La manovrina: aumento per le sigarette, nuovi fondi per il terremoto
Si sa, quando bisogna far quadrare i conti pubblici è sempre ai vizi che si guarda. E la manovrina di correzione chiesta dalla Commissione, pari allo 0,2% del Pil, non fa eccezione. Aumenteranno le accise su sigarette e tabacchi, così come la cosiddetta “tassa sulla fortuna” il prelievo fiscale sulle vincite da giochi e lotterie, dal Superenalotto ai Gratta e vinci. Lo split payment, il meccanismo anti evasione che consente al committente di girare direttamente all’Erario l’Iva dovuta dai suoi fornitori, viene esteso anche alle società pubbliche e a tutte le quotate. Si tratta di misure strutturali, come ha spiegato il ministro Padoan, cioè che avranno effetto non solo per il 2017 ma anche per gli anni successivi.

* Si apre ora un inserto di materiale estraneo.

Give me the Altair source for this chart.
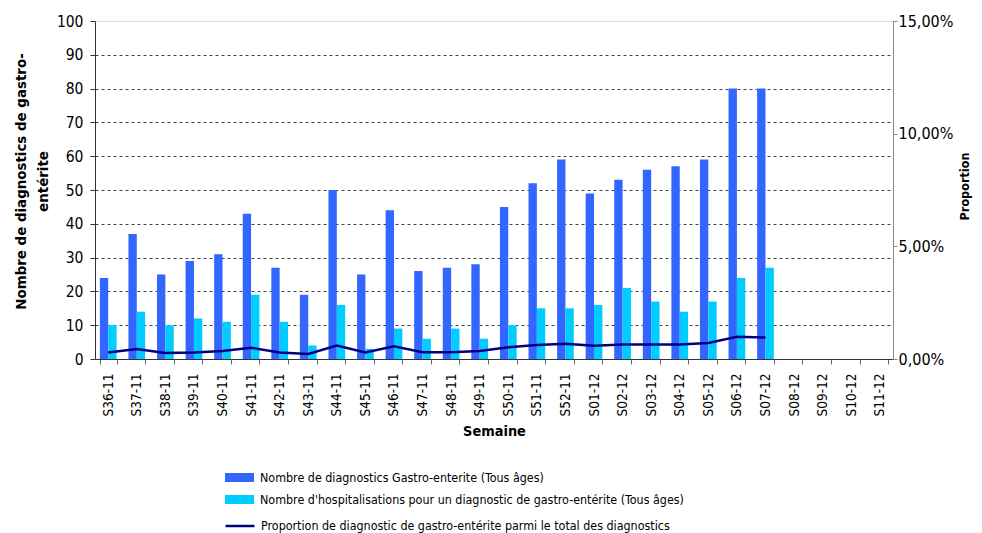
import altair as alt
import pandas as pd

weeks = ["S36-11", "S37-11", "S38-11", "S39-11", "S40-11", "S41-11", "S42-11",
         "S43-11", "S44-11", "S45-11", "S46-11", "S47-11", "S48-11", "S49-11",
         "S50-11", "S51-11", "S52-11", "S01-12", "S02-12", "S03-12", "S04-12",
         "S05-12", "S06-12", "S07-12", "S08-12", "S09-12", "S10-12", "S11-12"]
data_weeks = weeks[:24]
diagnostics = [24, 37, 25, 29, 31, 43, 27, 19, 50, 25, 44, 26, 27, 28,
               45, 52, 59, 49, 53, 56, 57, 59, 80, 80]
hospitalisations = [10, 14, 10, 12, 11, 19, 11, 4, 16, 3, 9, 6, 9, 6,
                    10, 15, 15, 16, 21, 17, 14, 17, 24, 27]
proportion_pct = [0.29, 0.44, 0.27, 0.29, 0.36, 0.50, 0.29, 0.22, 0.60, 0.29,
                  0.56, 0.30, 0.30, 0.35, 0.52, 0.62, 0.68, 0.59, 0.64, 0.64,
                  0.64, 0.71, 0.99, 0.95]

lab_diag = "Nombre de diagnostics Gastro-enterite (Tous âges)"
lab_hosp = "Nombre d'hospitalisations pour un diagnostic de gastro-entérite (Tous âges)"
lab_prop = "Proportion de diagnostic de gastro-entérite parmi le total des diagnostics"

FONT = "DejaVu Sans Condensed, DejaVu Sans"

bars_df = pd.DataFrame(
    [{"semaine": w, "serie": lab_diag, "valeur": v} for w, v in zip(data_weeks, diagnostics)]
    + [{"semaine": w, "serie": lab_hosp, "valeur": v} for w, v in zip(data_weeks, hospitalisations)]
)
line_df = pd.DataFrame({"semaine": data_weeks,
                        "prop": [p / 100 for p in proportion_pct],
                        "serie": lab_prop})

x_scale = alt.Scale(domain=weeks, paddingInner=0.415, paddingOuter=0.17)
x_axis = alt.Axis(title="Semaine", labelAngle=270, labelFontSize=13.5, labelFont=FONT,
                  titleFont=FONT, titleFontSize=14.4, titleFontWeight="bold",
                  tickBand="extent", tickSize=5, tickColor="#666", domainColor="#333",
                  labelPadding=9, titlePadding=9, labelColor="#000", titleColor="#000")

rect_sym = "M-1.45,-0.45H1.45V0.45H-1.45Z"
line_sym = "M-1.45,0H1.45"

bars = alt.Chart(bars_df).mark_bar().encode(
    x=alt.X("semaine:N", scale=x_scale, axis=x_axis, sort=weeks),
    xOffset=alt.XOffset("serie:N", scale=alt.Scale(domain=[lab_diag, lab_hosp], paddingInner=0, paddingOuter=0)),
    y=alt.Y("valeur:Q",
            scale=alt.Scale(domain=[0, 100], nice=False),
            axis=alt.Axis(title=["Nombre de diagnostics de gastro-", "entérite"],
                          values=list(range(0, 101, 10)), grid=True,
                          gridDash=[3, 3],
                          gridColor=alt.condition("datum.value >= 100 || datum.value <= 0",
                                                  alt.value("transparent"), alt.value("#444")),
                          labelFont=FONT, labelFontSize=15.5, titleFont=FONT, titleFontSize=14.9,
                          titleFontWeight="bold", titleLineHeight=22, tickSize=5, tickColor="#333",
                          domainColor="#333", labelColor="#000", titleColor="#000",
                          labelPadding=7, titlePadding=6, titleY=160)),
    color=alt.Color("serie:N",
                    scale=alt.Scale(domain=[lab_diag, lab_hosp], range=["#3366FF", "#00CCFF"]),
                    legend=alt.Legend(title=None, orient="none", legendX=133.5, legendY=445.5,
                                      symbolType=rect_sym, symbolSize=400,
                                      labelFont=FONT, labelFontSize=12.4, labelColor="#000",
                                      rowPadding=4, labelOffset=9.5, symbolOpacity=1,
                                      labelLimit=700)),
)

line = alt.Chart(line_df).mark_line(strokeWidth=2.5).encode(
    x=alt.X("semaine:N", scale=x_scale, sort=weeks),
    y=alt.Y("prop:Q",
            scale=alt.Scale(domain=[0, 0.15], nice=False),
            axis=alt.Axis(title="Proportion", orient="right", values=[0, 0.05, 0.10, 0.15],
                          labelExpr="replace(format(datum.value, '.2%'), '.', ',')",
                          grid=False, labelFont=FONT, labelFontSize=16, titleFont=FONT,
                          titleFontSize=12.5, titleFontWeight="bold", titleAngle=270,
                          tickSize=4, labelPadding=1, titleY=165,
                          tickColor="#888", domainColor="#888", labelColor="#000",
                          titleColor="#000", titlePadding=19)),
    stroke=alt.Stroke("serie:N",
                      scale=alt.Scale(domain=[lab_prop], range=["#000080"]),
                      legend=alt.Legend(title=None, orient="none", legendX=133.5, legendY=493.5,
                                        symbolType=line_sym, symbolSize=400,
                                        symbolStrokeWidth=2.5, labelOffset=9.5,
                                        labelFont=FONT, labelFontSize=12.4, labelColor="#000",
                                        labelLimit=700)),
)

chart = alt.layer(bars, line).resolve_scale(
    y="independent", color="independent", stroke="independent"
).properties(
    width=798, height=338,
    autosize=alt.AutoSizeParams(type="none"),
    padding={"left": 87, "top": 13, "right": 81, "bottom": 174},
).configure_view(stroke="#aaaaaa", strokeWidth=1).configure(background="white")

chart.save("out.html", embed_options={"renderer": "svg", "actions": False})
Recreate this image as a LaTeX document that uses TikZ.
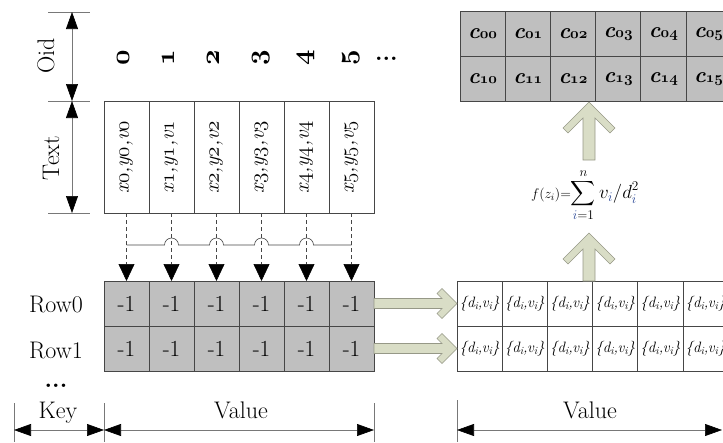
\RequirePackage{fix-cm}
\documentclass[tikz,border=0pt]{standalone}
\usepackage{graphicx}
\usepackage{exscale}
\usetikzlibrary{arrows.meta,calc}
\definecolor{cellgray}{RGB}{191,191,191}
\definecolor{gridline}{RGB}{70,70,70}
\definecolor{olivefill}{RGB}{217,221,198}
\definecolor{oliveline}{RGB}{150,152,135}
\definecolor{dimline}{RGB}{120,120,120}
\definecolor{idxblue}{RGB}{40,70,150}
\newcommand{\fs}[1]{\fontsize{#1}{#1}\selectfont}
\newcommand{\osn}[1]{$\mathnormal{#1}$}
\newcommand{\clab}[1]{{\fs{22}\bfseries\itshape c{\fs{15}\boldmath\osn{#1}}}}
\newcommand{\subi}{\raisebox{-2.5pt}{\fs{11}i}}
\newcommand{\dlab}{{\fs{15}\itshape\{d\subi,\kern-0.5pt v\subi\}}}
\begin{document}
\begin{tikzpicture}[x=1pt,y=-1pt,
 cell/.style={draw=gridline,line width=0.7pt,minimum width=45pt,minimum height=45pt,inner sep=0pt,outer sep=0pt},
 gcell/.style={cell,fill=cellgray},
 wcell/.style={cell,fill=white},
 tcell/.style={cell,minimum height=112pt},
 lab/.style={inner sep=0pt,font=\fs{24}},
 barrow/.style={draw=oliveline,fill=olivefill,line width=0.6pt,line join=miter},
 dim/.style={draw=dimline,line width=0.6pt,{Triangle[length=17pt,width=12pt,color=black]}-{Triangle[length=17pt,width=12pt,color=black]}},
 tickline/.style={draw=dimline,line width=0.6pt},
 feed/.style={draw=gridline,line width=0.6pt,dash pattern=on 4pt off 3pt,-{Triangle[length=17pt,width=16pt,color=black]}},
 hopline/.style={draw=gridline,line width=0.6pt}
]
\useasboundingbox (0,0) rectangle (723,442);

% ---- left: Oid numbers
\foreach \i in {0,...,5} {
  \node[lab,rotate=90,anchor=base,font=\fs{27}\boldmath] (o\i) at (129+45*\i,58) {\osn{\i}};
}
\node[lab,anchor=base west,font=\fs{24}\bfseries] (odots) at (375,60) {...};

% ---- text boxes
\foreach \i in {0,...,5} {
  \node[tcell] (t\i) at (126.5+45*\i,157) {\rotatebox{90}{\fs{21}\itshape x\osn{\i},y\osn{\i},v\osn{\i}}};
}

% ---- value grid (gray)
\foreach \i in {0,...,5} {
  \node[gcell,font=\fs{23}] (va\i) at (126.5+45*\i,303.5) {-1};
  \node[gcell,font=\fs{23}] (vb\i) at (126.5+45*\i,348.5) {-1};
}

% ---- C grid
\foreach \i in {0,...,5} {
  \node[gcell,minimum width=45.2pt] (ca\i) at (482.6+45.2*\i,33.5) {\clab{0\i}};
  \node[gcell,minimum width=45.2pt] (cb\i) at (482.6+45.2*\i,78.5) {\clab{1\i}};
}

% ---- d grid
\foreach \i in {0,...,5} {
  \node[wcell,minimum width=45.2pt] (da\i) at (479.6+45.2*\i,303.5) {\dlab};
  \node[wcell,minimum width=45.2pt] (db\i) at (479.6+45.2*\i,348.5) {\dlab};
}

% ---- row labels
\node[lab,anchor=base] (row0) at (56,312) {Row0};
\node[lab,anchor=base] (row1) at (56,358) {Row1};
\node[lab,anchor=base,font=\fs{24}\bfseries] (kdots) at (56,387) {...};
\node[lab,anchor=base] (key) at (58,418) {Key};
\node[lab,anchor=base] (val1) at (241,418) {Value};
\node[lab,anchor=base] (val2) at (590,418) {Value};
\node[lab,rotate=90] (oid) at (46,56) {Oid};
\node[lab,rotate=90] (txt) at (51,158) {Text};

% ---- dimension lines
\draw[tickline] (48,12) -- (90,12);
\draw[tickline] (48,101) -- (90,101);
\draw[tickline] (48,213) -- (90,213);
\coordinate (oidtop) at (72,12);
\coordinate (oidmid) at (72,101);
\coordinate (oidbot) at (72,213);
\draw[dim] (oidtop) -- (oidmid);
\draw[dim] (oidmid) -- (oidbot);

\draw[tickline] (14,403) -- (14,442);
\draw[tickline] (104,403) -- (104,442);
\draw[tickline] (374,403) -- (374,442);
\draw[tickline] (457,400) -- (457,442);
\coordinate (k0) at (14,430);
\coordinate (k1) at (104,430);
\coordinate (k2) at (374,430);
\coordinate (k3) at (457,430);
\coordinate (k4) at (722,430);
\draw[dim] (k0) -- (k1);
\draw[dim] (k1) -- (k2);
\draw[dim] (k3) -- (k4);

% ---- dashed feeds with hop line
\foreach \i in {0,...,5} {
  \draw[feed] (t\i.south) -- (va\i.north);
  \coordinate (h\i) at ($(t\i.south)!0.471!(va\i.north)$);
}
\draw[hopline] (h0) -- ($(h1)+(-7,0)$) arc[start angle=180,end angle=0,radius=7pt]
  -- ($(h2)+(-7,0)$) arc[start angle=180,end angle=0,radius=7pt]
  -- ($(h3)+(-7,0)$) arc[start angle=180,end angle=0,radius=7pt]
  -- ($(h4)+(-7,0)$) arc[start angle=180,end angle=0,radius=7pt]
  -- (h5);

% ---- right block arrows
\foreach \r/\s in {a/a,b/b} {
  \draw[barrow] (d\r0.west) -- ($(d\r0.west)+(-15,-15)$) -- ($(d\r0.west)+(-20,-10)$)
    -- ($(d\r0.west)+(-15,-5)$) -- ($(v\s5.east)+(0,-5)$) -- ($(v\s5.east)+(0,5)$)
    -- ($(d\r0.west)+(-15,5)$) -- ($(d\r0.west)+(-20,10)$) -- ($(d\r0.west)+(-15,15)$) -- cycle;
}

% ---- formula
\node[inner sep=0pt] (fz) at (585,195) {{\fs{14}$f(z_i)$=}{\fs{19}$\displaystyle\sum_{\textcolor{idxblue}{i}=1}^{n} v_{\textcolor{idxblue}{i}}/d_{\textcolor{idxblue}{i}}^{2}$}};

% ---- up block arrows
\coordinate (u1tip) at (589,102);
\coordinate (u1tail) at (589,160);
\coordinate (u2tip) at (589,233);
\coordinate (u2tail) at (589,281);
\foreach \u in {1,2} {
  \draw[barrow] (u\u tip) -- ($(u\u tip)+(-26,26)$) -- ($(u\u tip)+(-21,31)$)
    -- ($(u\u tip)+(-6,16)$) -- ($(u\u tail)+(-6,0)$) -- ($(u\u tail)+(6,0)$)
    -- ($(u\u tip)+(6,16)$) -- ($(u\u tip)+(21,31)$) -- ($(u\u tip)+(26,26)$) -- cycle;
}
\end{tikzpicture}
\end{document}
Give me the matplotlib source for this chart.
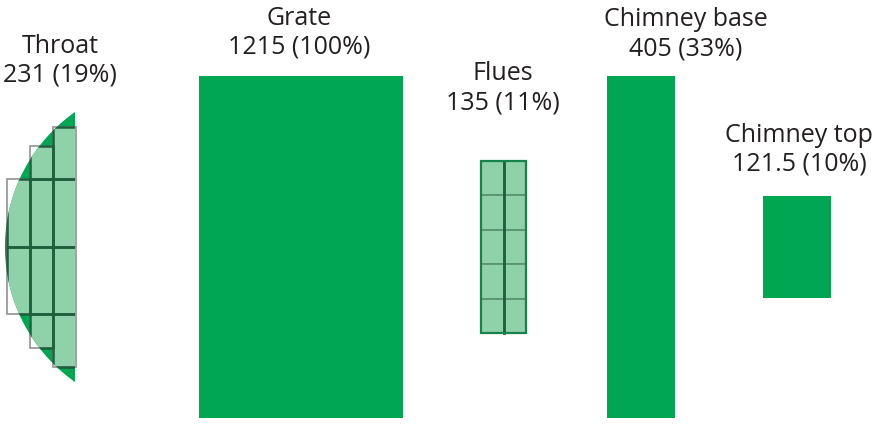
import numpy as np
import matplotlib
matplotlib.use("Agg")
import matplotlib.pyplot as plt
from matplotlib.patches import Rectangle, Polygon

# areas (relative units)
names = ["Throat", "Grate", "Flues", "Chimney base", "Chimney top"]
areas = [231, 1215, 135, 405, 121.5]
labels = ["231 (19%)", "1215 (100%)", "135 (11%)", "405 (33%)", "121.5 (10%)"]

# layout, in pixels of the 882x427 canvas
mid_y = 248
scale = 204 * 342 / 1215      # px^2 per unit of area (grate box)
rect_left = {"Grate": 199, "Flues": 481, "Chimney base": 607, "Chimney top": 763}
rect_width = {"Grate": 204, "Flues": 45, "Chimney base": 68, "Chimney top": 68}
label_x = [60, 299, 503, 686, 799]
label_y = [53, 25, 80, 26, 142]
line_gap = 29

throat_right = 75
throat_half_chord = 135
throat_cols = [7, 30, 53]
throat_col_w = 22.5
throat_rows = [[180, 248, 315],
               [147, 180, 248, 315, 349],
               [128, 180, 248, 315, 368]]
flue_cols, flue_rows = 2, 5

GREEN = "#00a651"
LIGHT = "#8fd1a9"
DARK = "#1d5f3b"
TEXT = "#231f20"

plt.rcParams["font.family"] = ["Open Sans", "DejaVu Sans"]

fig = plt.figure(figsize=(8.82, 4.27), dpi=100)
ax = fig.add_axes([0, 0, 1, 1])
ax.set_xlim(0, 882)
ax.set_ylim(427, 0)
ax.axis("off")


def segment_area(s, h):
    r = (h * h + s * s) / (2 * s)
    return r * r * np.arccos((r - s) / r) - (r - s) * np.sqrt(2 * r * s - s * s)


# throat: circular segment whose area matches the value
target = areas[0] * scale
lo, hi = 1.0, throat_half_chord
for _ in range(60):
    s = (lo + hi) / 2
    if segment_area(s, throat_half_chord) < target:
        lo = s
    else:
        hi = s
sag = (lo + hi) / 2
R = (throat_half_chord ** 2 + sag ** 2) / (2 * sag)
cx = throat_right - sag + R
theta = np.arcsin(throat_half_chord / R)
ang = np.linspace(np.pi - theta, np.pi + theta, 200)
pts = np.column_stack([cx + R * np.cos(ang), mid_y + R * np.sin(ang)])
seg = Polygon(pts, closed=True, facecolor=GREEN, edgecolor="none", zorder=1)
ax.add_patch(seg)

for x0, rows in zip(throat_cols, throat_rows):
    for y0, y1 in zip(rows[:-1], rows[1:]):
        fill = Rectangle((x0, y0), throat_col_w, y1 - y0, facecolor=LIGHT,
                         edgecolor="none", zorder=2)
        ax.add_patch(fill)
        fill.set_clip_path(seg)
        grey = Rectangle((x0, y0), throat_col_w, y1 - y0, facecolor="none",
                         edgecolor="#9a9a9a", lw=1.3, zorder=3)
        ax.add_patch(grey)
        dark = Rectangle((x0, y0), throat_col_w, y1 - y0, facecolor="none",
                         edgecolor=DARK, lw=1.8, zorder=4)
        ax.add_patch(dark)
        dark.set_clip_path(seg)

# plain boxes
for name, area in zip(names[1:], areas[1:]):
    w = rect_width[name]
    h = area * scale / w
    x0 = rect_left[name]
    y0 = mid_y - h / 2
    if name == "Flues":
        cw, ch = w / flue_cols, h / flue_rows
        for i in range(flue_cols):
            for j in range(flue_rows):
                ax.add_patch(Rectangle((x0 + i * cw, y0 + j * ch), cw, ch,
                                       facecolor=LIGHT, edgecolor="#5a9473",
                                       lw=1.3, zorder=2))
        ax.plot([x0 + cw, x0 + cw], [y0, y0 + h], color=DARK, lw=2, zorder=3)
        ax.add_patch(Rectangle((x0, y0), w, h, facecolor="none",
                               edgecolor="#17824a", lw=1.6, zorder=4))
    else:
        ax.add_patch(Rectangle((x0, y0), w, h, facecolor=GREEN,
                               edgecolor="none", zorder=2))

for name, lab, x, y in zip(names, labels, label_x, label_y):
    ax.text(x, y, name, ha="center", va="baseline", fontsize=18, color=TEXT)
    ax.text(x, y + line_gap, lab, ha="center", va="baseline", fontsize=18,
            color=TEXT)

fig.savefig("out.png", dpi=100)
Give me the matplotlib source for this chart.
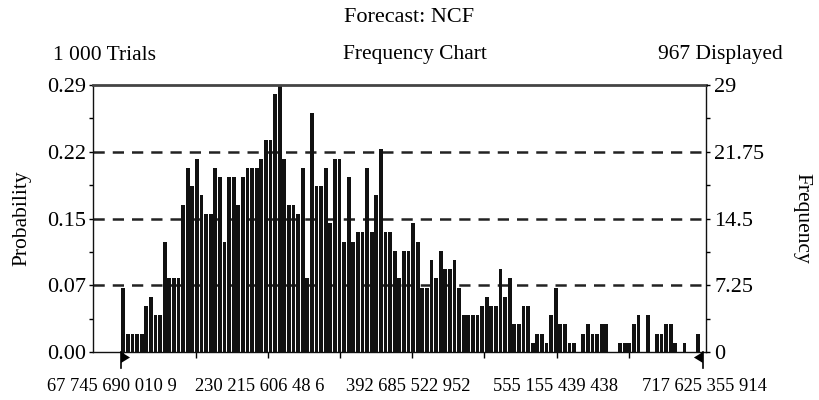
import matplotlib
matplotlib.use("Agg")
import matplotlib.pyplot as plt
import numpy as np

# ---- data ----
counts = [7, 2, 2, 2, 2, 5, 6, 4, 4, 12,
          8, 8, 8, 16, 20, 18, 21, 17, 15, 15,
          20, 19, 12, 19, 19, 16, 19, 20, 20, 20,
          21, 23, 23, 28, 29, 21, 16, 16, 15, 20,
          8, 26, 18, 18, 20, 14, 21, 21, 12, 19,
          12, 13, 13, 20, 13, 17, 22, 13, 13, 11,
          8, 11, 11, 14, 12, 7, 7, 10, 8, 11,
          9, 9, 10, 7, 4, 4, 4, 4, 5, 6,
          5, 5, 9, 6, 8, 3, 3, 5, 5, 1,
          2, 2, 1, 4, 7, 3, 3, 1, 1, 0,
          2, 3, 2, 2, 3, 3, 0, 0, 1, 1,
          1, 3, 4, 0, 4, 0, 2, 2, 3, 3,
          1, 0, 1, 0, 0, 2]
left_tick_labels = ["0.00", "0.07", "0.15", "0.22", "0.29"]
right_tick_labels = ["0", "7.25", "14.5", "21.75", "29"]
freq_ticks = [0, 7.25, 14.5, 21.75, 29]
x_labels = ["67 745 690 010 9", "230 215 606 48 6", "392 685 522 952",
            "555 155 439 438", "717 625 355 914"]
title = "Forecast: NCF"
trials_text = "1 000 Trials"
chart_text = "Frequency Chart"
displayed_text = "967 Displayed"

plt.rcParams['font.family'] = ['Liberation Serif', 'DejaVu Serif']
FS_T = 15.5
FS_Y = 16
FS_X = 13.3

fig = plt.figure(figsize=(8.19, 4.0), dpi=100)
ax = fig.add_axes([93/819, 48/400, (706-93)/819, (352-85)/400])

n = len(counts)
x = np.arange(n)
ax.bar(x, counts, width=0.82, color="#111111", linewidth=0, zorder=2)

# layout in bin units
px_per_bin = 4.6
x0 = -(123.3 - 93) / px_per_bin
x1 = (706 - 123.3) / px_per_bin
ax.set_xlim(x0, x1)
ax.set_ylim(0, 29)

for yv in freq_ticks[1:4]:
    ax.axhline(yv, color="#222222", lw=1.8, ls=(0, (4.5, 3.2)), zorder=1)

# left axis
ax.set_yticks(freq_ticks)
ax.set_yticklabels(left_tick_labels, fontsize=FS_Y)
ax.set_yticks(np.arange(0, 29.01, 3.625), minor=True)
ax.tick_params(axis='y', which='both', direction='out', length=3, width=1, pad=2)

# x axis
step = 15.7
ax.set_xticks(np.arange(9) * step, minor=True)
lab_pos = [-2.4, 29.7, 61.9, 94.0, 126.4]
ax.set_xticks(lab_pos)
ax.set_xticklabels(x_labels, fontsize=FS_X)
ax.tick_params(axis='x', which='major', length=0, pad=19)
ax.tick_params(axis='x', which='minor', direction='out', length=4, width=1)

for s in ["left", "right", "bottom"]:
    ax.spines[s].set_linewidth(1.0)
    ax.spines[s].set_color("#111111")
ax.spines["top"].set_linewidth(2.0)
ax.spines["top"].set_color("#444444")

ax.set_ylabel("Probability", fontsize=FS_T, labelpad=11)

# right axis
ax2 = ax.twinx()
ax2.set_ylim(0, 29)
ax2.set_yticks(freq_ticks)
ax2.set_yticklabels(right_tick_labels, fontsize=FS_Y)
ax2.set_yticks(np.arange(0, 29.01, 3.625), minor=True)
ax2.tick_params(axis='y', which='both', direction='out', length=3, width=1, pad=3)
ax2.set_ylabel("Frequency", fontsize=FS_T, rotation=270, labelpad=34)
for s in ax2.spines.values():
    s.set_visible(False)

# certainty grabbers
yb = -16 / 9.2
th = -11 / 9.2
tw = 9 / px_per_bin
for xe, d in [(-0.5, 1), (n, -1)]:
    ax.plot([xe, xe], [0, yb], color="black", lw=1.2, clip_on=False, zorder=5)
    ax.fill([xe, xe, xe + d * tw], [0, th, th / 2], color="black",
            clip_on=False, zorder=5, lw=0)

# titles
fig.text(409/819, 1 - 18/400, title, ha="center", va="center", fontsize=16)
fig.text(53/819, 1 - 55/400, trials_text, ha="left", va="center", fontsize=FS_T)
fig.text(415/819, 1 - 55/400, chart_text, ha="center", va="center", fontsize=FS_T)
fig.text(783/819, 1 - 55/400, displayed_text, ha="right", va="center", fontsize=FS_T)

fig.savefig("out.png", dpi=100)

Ancora da definire invece i tagli alla spesa, ai trasferimenti dei ministeri e alle agevolazioni fiscali.

La manovrina crea un fondo del valore di un miliardo l’anno, per tre anni, per sostenere le zone del Centro Italia colpite dai terremoti di agosto e di settembre. Le risorse dovrebbero da una parte andare a finanziare la ricostruzione di infrastrutture, edifici pubblici e privati, e dall’altra sostenere le imprese del territorio, creando delle “no tax area” (definite “Zone franche urbane”) all’interno delle quali le piccole e piccolissime aziende saranno esentate per due anni dal versare tasse e contributi. Una soluzione già adottata dopo i sismi de l’Aquila e dell’Emilia.